To David Streitfeld, upon reading his article “Bookstore Chains, Long in Decline, Are Undergoing a Final Shakeout” in the technology section of the New York Times
To riff on your clever Hemingway quote, there are two ways your recent article about the bookselling industry frustrated me—at first, just a little bit, and after a few more readings, a whole lot.
You set out to write about the death of bookstore chains like Book World, but you roped independent bookstores into your obituary, and ended up with a disingenuous mash-up that mangled the facts.
The fate of Book World is not the fate of independent bookstores, which are on the rise. The steady comeback of independent bookstores is so well-reported, I can’t imagine an award-winning journalist such as yourself could have missed it.
Between 2009 and 2015, the American Booksellers Association reported a 35 percent growth in the number of independent bookstores, from 1,651 to 2,227.
It’s simply incorrect to say “bookstores are undergoing a final shakeout,” and your quotes from the mouths of jobless Book World staff about the death of “bookstores” are terribly misleading. You even visited a few Book World stores during the chain’s liquidation sale and reported that traffic was slow! That’s like showing up late to a party and complaining that the wine bottles are empty.
You even used a thriving independent bookseller to back up your claims. Daniel Goldin, one of the most innovative and nimble booksellers in the country, indeed has an independent bookstore so rooted in his community he can turn on a dime. Boswell Book Company is the type of successful bookstore whose numbers are increasing.
I suppose history will be right there with you, saying Book World was the victim of the rise of e-commerce and the convenience of buying books online, and that their locations in struggling shopping malls were the anchor that drew them under. But like your article, these statements are only partially true. Much more has to be said about Book World's sales model to fully understand what brought it down.

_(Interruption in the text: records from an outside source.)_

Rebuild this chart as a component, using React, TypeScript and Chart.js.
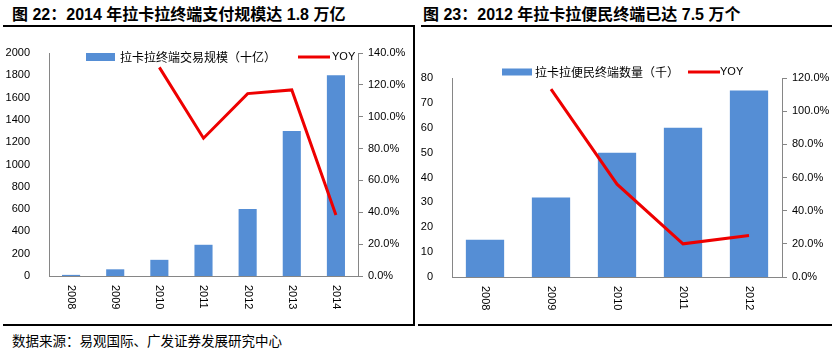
import React, { useEffect, useRef } from "react";
import { Chart, registerables } from "chart.js";

Chart.register(...registerables);

// ---------- data ----------
const years1 = ["2008", "2009", "2010", "2011", "2012", "2013", "2014"];
const volume1 = [10, 60, 145, 280, 600, 1300, 1800];
const yoy1 = [null, null, 131, 86.5, 114.5, 116.8, 38.3];

const years2 = ["2008", "2009", "2010", "2011", "2012"];
const terminals2 = [15, 32, 50, 60, 75];
const yoy2 = [null, 113.3, 56, 20, 25];

const barLabel1 = "拉卡拉终端交易规模（十亿）";
const barLabel2 = "拉卡拉便民终端数量（千）";
const yoyLabel = "YOY";
const title1 = "图 22：2014 年拉卡拉终端支付规模达 1.8 万亿";
const title2 = "图 23：2012 年拉卡拉便民终端已达 7.5 万个";
const sourceText = "数据来源：易观国际、广发证券发展研究中心";

// ---------- styles ----------
const BLUE = "#558ED5";
const RED = "#EE0000";
const AXIS = "#868686";
const LATIN = "'Liberation Sans', Arial, sans-serif";
const CJK = "'Noto Sans CJK SC', 'Liberation Sans', sans-serif";

const overlayPlugin = {
  id: "overlay",
  afterDraw(chart: any, _args: any, opts: any) {
    const ctx = chart.ctx;
    const xs = chart.scales.x;
    ctx.save();
    ctx.fillStyle = "#000";
    ctx.font = `11px ${LATIN}`;
    ctx.textAlign = "left";
    ctx.textBaseline = "middle";
    const labels = chart.data.labels as string[];
    labels.forEach((lab, i) => {
      ctx.save();
      ctx.translate(xs.getPixelForValue(i), chart.chartArea.bottom + 9);
      ctx.rotate(Math.PI / 2);
      ctx.fillText(lab, 0, 0);
      ctx.restore();
    });
    // legend
    const L = opts.legend;
    if (L) {
      const ds0 = chart.data.datasets[0];
      const ds1 = chart.data.datasets[1];
      ctx.fillStyle = ds0.backgroundColor;
      ctx.fillRect(L.boxX, L.y - L.boxH / 2, L.boxW, L.boxH);
      ctx.fillStyle = "#000";
      ctx.font = `12px ${CJK}`;
      ctx.fillText(ds0.label, L.textX, L.y);
      ctx.strokeStyle = ds1.borderColor;
      ctx.lineWidth = 3;
      ctx.beginPath();
      ctx.moveTo(L.lineX, L.y);
      ctx.lineTo(L.lineX + L.lineW, L.y);
      ctx.stroke();
      ctx.font = `11px ${LATIN}`;
      ctx.fillText(ds1.label, L.yoyX, L.y);
    }
    ctx.restore();
  },
};

type PanelProps = {
  labels: string[];
  bars: number[];
  yoy: (number | null)[];
  barLabel: string;
  left: { max: number; step: number; width: number };
  right: { max: number; step: number; width: number };
  padTop: number;
  xHeight: number;
  barPct: number;
  legend: any;
  width: number;
  height: number;
};

function ChartPanel(p: PanelProps) {
  const ref = useRef<HTMLCanvasElement | null>(null);
  useEffect(() => {
    if (!ref.current) return;
    const chart = new Chart(ref.current, {
      type: "bar",
      data: {
        labels: p.labels,
        datasets: [
          {
            type: "bar",
            label: p.barLabel,
            data: p.bars,
            backgroundColor: BLUE,
            barPercentage: p.barPct,
            categoryPercentage: 1,
            yAxisID: "y",
            order: 2,
          } as any,
          {
            type: "line",
            label: yoyLabel,
            data: p.yoy,
            borderColor: RED,
            backgroundColor: RED,
            borderWidth: 3,
            pointRadius: 0,
            tension: 0,
            yAxisID: "y1",
            order: 1,
          } as any,
        ],
      },
      options: {
        animation: false,
        responsive: false,
        maintainAspectRatio: false,
        layout: { padding: { top: p.padTop, left: 0, right: 0, bottom: 0 } },
        plugins: {
          legend: { display: false },
          tooltip: { enabled: false },
          overlay: { legend: p.legend },
        } as any,
        scales: {
          x: {
            grid: { display: false },
            border: { display: true, color: AXIS, width: 1 },
            ticks: { display: false },
            afterFit: (s: any) => {
              s.height = p.xHeight;
            },
          },
          y: {
            position: "left",
            min: 0,
            max: p.left.max,
            grid: { display: false },
            border: { display: true, color: AXIS, width: 1 },
            ticks: {
              stepSize: p.left.step,
              padding: 11,
              color: "#000",
              font: { family: LATIN, size: 11 },
              callback: (v: any) => String(v),
            },
            afterFit: (s: any) => {
              s.width = p.left.width;
            },
          },
          y1: {
            position: "right",
            min: 0,
            max: p.right.max,
            grid: {
              drawOnChartArea: false,
              drawTicks: true,
              tickLength: 5,
              color: AXIS,
            },
            border: { display: true, color: AXIS, width: 1 },
            ticks: {
              stepSize: p.right.step,
              padding: 5,
              color: "#000",
              font: { family: LATIN, size: 11 },
              callback: (v: any) => Number(v).toFixed(1) + "%",
            },
            afterFit: (s: any) => {
              s.width = p.right.width;
            },
          },
        },
      } as any,
      plugins: [overlayPlugin],
    });
    return () => chart.destroy();
  }, []);
  return (
    <canvas
      ref={ref}
      width={p.width}
      height={p.height}
      style={{ width: p.width, height: p.height, display: "block" }}
    />
  );
}

export default function App() {
  const line = (s: React.CSSProperties): React.CSSProperties => ({
    position: "absolute",
    background: "#000",
    ...s,
  });
  const titleStyle: React.CSSProperties = {
    position: "absolute",
    top: 4,
    font: `bold 16px ${"'Liberation Sans', 'Noto Sans CJK SC', sans-serif"}`,
    lineHeight: "22px",
    color: "#000",
    whiteSpace: "nowrap",
  };
  return (
    <div
      style={{
        position: "fixed",
        left: 0,
        top: 0,
        width: 832,
        height: 355,
        background: "#fff",
        overflow: "hidden",
      }}
    >
      <div style={{ ...titleStyle, left: 12 }}>{title1}</div>
      <div style={{ ...titleStyle, left: 423 }}>{title2}</div>

      <div style={line({ left: 3, top: 25, width: 412, height: 2 })} />
      <div style={line({ left: 421, top: 25, width: 411, height: 2 })} />
      <div style={line({ left: 413, top: 25, width: 2, height: 301 })} />
      <div style={line({ left: 3, top: 324, width: 412, height: 2 })} />
      <div style={line({ left: 418, top: 324, width: 414, height: 2 })} />

      <div style={{ position: "absolute", left: 0, top: 28 }}>
        <ChartPanel
          labels={years1}
          bars={volume1}
          yoy={yoy1}
          barLabel={barLabel1}
          left={{ max: 2000, step: 200, width: 49 }}
          right={{ max: 140, step: 20, width: 52 }}
          padTop={25}
          xHeight={48}
          barPct={0.41}
          legend={{ boxX: 86, boxW: 29, boxH: 8, y: 29, textX: 120, lineX: 298, lineW: 32, yoyX: 332 }}
          width={410}
          height={296}
        />
      </div>
      <div style={{ position: "absolute", left: 418, top: 28 }}>
        <ChartPanel
          labels={years2}
          bars={terminals2}
          yoy={yoy2}
          barLabel={barLabel2}
          left={{ max: 80, step: 10, width: 34 }}
          right={{ max: 120, step: 20, width: 50 }}
          padTop={50}
          xHeight={47}
          barPct={0.58}
          legend={{ boxX: 84, boxW: 30, boxH: 7, y: 44, textX: 117, lineX: 270, lineW: 32, yoyX: 302 }}
          width={414}
          height={296}
        />
      </div>

      <div
        style={{
          position: "absolute",
          left: 12,
          top: 331,
          font: `13.5px ${CJK}`,
          lineHeight: "18px",
          color: "#000",
          whiteSpace: "nowrap",
        }}
      >
        {sourceText}
      </div>
    </div>
  );
}
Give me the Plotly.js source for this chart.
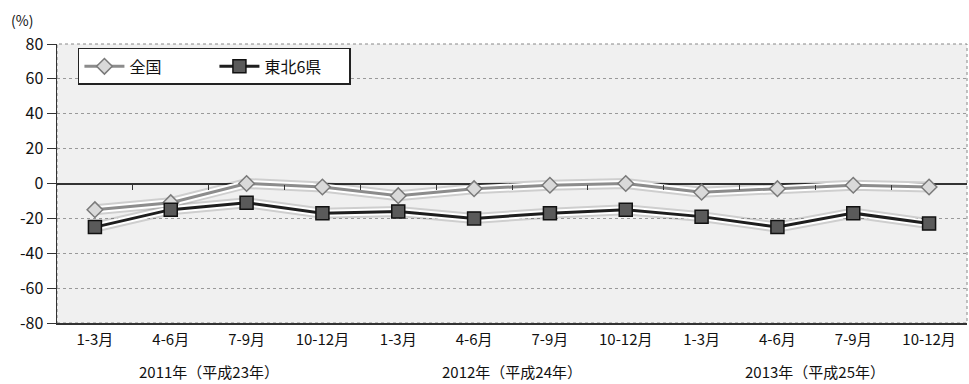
<!DOCTYPE html>
<html><head><meta charset="utf-8">
<script src="https://cdn.plot.ly/plotly-3.0.1.min.js"></script>
<style>body{margin:0;background:#fff}#c{width:969px;height:384px}</style>
</head><body><div id="c"></div>
<script>
const quarterLabels = ['1-3月','4-6月','7-9月','10-12月','1-3月','4-6月','7-9月','10-12月','1-3月','4-6月','7-9月','10-12月'];
const zenkoku = [-15, -11, 0, -2, -7, -3, -1, 0, -5, -3, -1, -2];
const tohoku = [-25, -15, -11, -17, -16, -20, -17, -15, -19, -25, -17, -23];
const yearLabels = ['2011年（平成23年）','2012年（平成24年）','2013年（平成25年）'];
const yearCenters = [1.5, 5.5, 9.5];
const yTicks = [80,60,40,20,0,-20,-40,-60,-80];
const seriesNames = ['全国','東北6県'];

const font = "'Noto Sans CJK JP', 'Noto Sans', sans-serif";
const idx = quarterLabels.map((c,i)=>i);

const traces = [
  {x: idx, y: zenkoku, mode:'lines', line:{color:'rgba(0,0,0,0.14)', width:11}, showlegend:false, hoverinfo:'skip'},
  {x: idx, y: tohoku, mode:'lines', line:{color:'rgba(0,0,0,0.14)', width:11}, showlegend:false, hoverinfo:'skip'},
  {x: idx, y: zenkoku, mode:'lines', line:{color:'#ffffff', width:7}, showlegend:false, hoverinfo:'skip'},
  {x: idx, y: tohoku, mode:'lines', line:{color:'#ffffff', width:7}, showlegend:false, hoverinfo:'skip'},
  {x: idx, y: zenkoku, name: seriesNames[0], mode:'lines+markers',
   line:{color:'#8c8c8c', width:3},
   marker:{symbol:'diamond', size:12, color:'#d9d9d9', line:{color:'#7a7a7a', width:1.5}}},
  {x: idx, y: tohoku, name: seriesNames[1], mode:'lines+markers',
   line:{color:'#1e1e1e', width:3},
   marker:{symbol:'square', size:13, color:'#5a5a5a', line:{color:'#111', width:1.5}}},
  {x:[0], y:[0], xaxis:'x2', mode:'markers', marker:{opacity:0}, showlegend:false, hoverinfo:'skip'}
];

const annotations = yearLabels.map((t,i)=>({
  text:t, x:yearCenters[i], xref:'x', y:0, yref:'paper', yshift:-48, yanchor:'middle',
  showarrow:false, font:{family:font, size:15, color:'#111'}
}));
annotations.push({text:'(%)', x:0, xref:'paper', y:1, yref:'paper', xshift:-48, yshift:36,
  xanchor:'left', yanchor:'top', showarrow:false, font:{family:font, size:14, color:'#111'}});

const layout = {
  width:969, height:384,
  margin:{l:57, r:2, t:44, b:61},
  paper_bgcolor:'#ffffff', plot_bgcolor:'#f0f0f0',
  showlegend:true,
  legend:{orientation:'h', x:0.023, y:0.986, xanchor:'left', yanchor:'top',
    bgcolor:'#ffffff', bordercolor:'#222', borderwidth:1.5,
    font:{family:font, size:16, color:'#111'}, entrywidth:80, itemwidth:40},
  xaxis:{type:'linear', range:[-0.5, 11.5], tickmode:'array', tickvals:idx, ticktext:quarterLabels,
    showgrid:false, zeroline:false, showline:true, linecolor:'#333', linewidth:1.5, mirror:false,
    ticks:'', ticklabelstandoff:2, tickfont:{family:font, size:15, color:'#111'}},
  xaxis2:{type:'linear', range:[-0.5, 11.5], overlaying:'x', anchor:'free', position:0.5,
    tickmode:'array', tickvals:[0.5,1.5,2.5,3.5,4.5,5.5,6.5,7.5,8.5,9.5,10.5],
    ticks:'outside', ticklen:5, tickcolor:'#333', tickwidth:1, showticklabels:false,
    showgrid:false, zeroline:false, showline:false},
  yaxis:{range:[-80,80], tickmode:'array', tickvals:yTicks, ticktext:yTicks.map(String),
    showgrid:true, gridcolor:'#9a9a9a', griddash:'dot', gridwidth:1,
    zeroline:true, zerolinecolor:'#333', zerolinewidth:2,
    showline:true, linecolor:'#333', linewidth:1.5, ticks:'outside', ticklen:9, tickcolor:'#333',
    tickfont:{family:font, size:16, color:'#111'}},
  shapes:[{type:'rect', xref:'paper', yref:'paper', x0:0, x1:1, y0:0, y1:1,
    line:{color:'#888', width:1, dash:'dot'}, layer:'below'}],
  annotations: annotations
};
Plotly.newPlot('c', traces, layout, {displayModeBar:false, staticPlot:true});
</script></body></html>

I talked with Mark Dupont, Book World’s senior vice president and one of my colleagues. He says, “Chains are difficult to maintain because everything happens from the top down. You can’t cultivate the local community and clientele the same way you can with a single store who has a committed owner and is passionate about their business.”
All of this reminds me of another famous passage from Hemingway in A Farewell to Arms. “The world breaks every one and afterward many are strong at the broken places. But those that will not break it kills.”
Changes in the marketplace will kill those too inflexible to adapt. But those who do, like savvy independent booksellers, come out stronger and better than ever. Now that’s a story I want to read.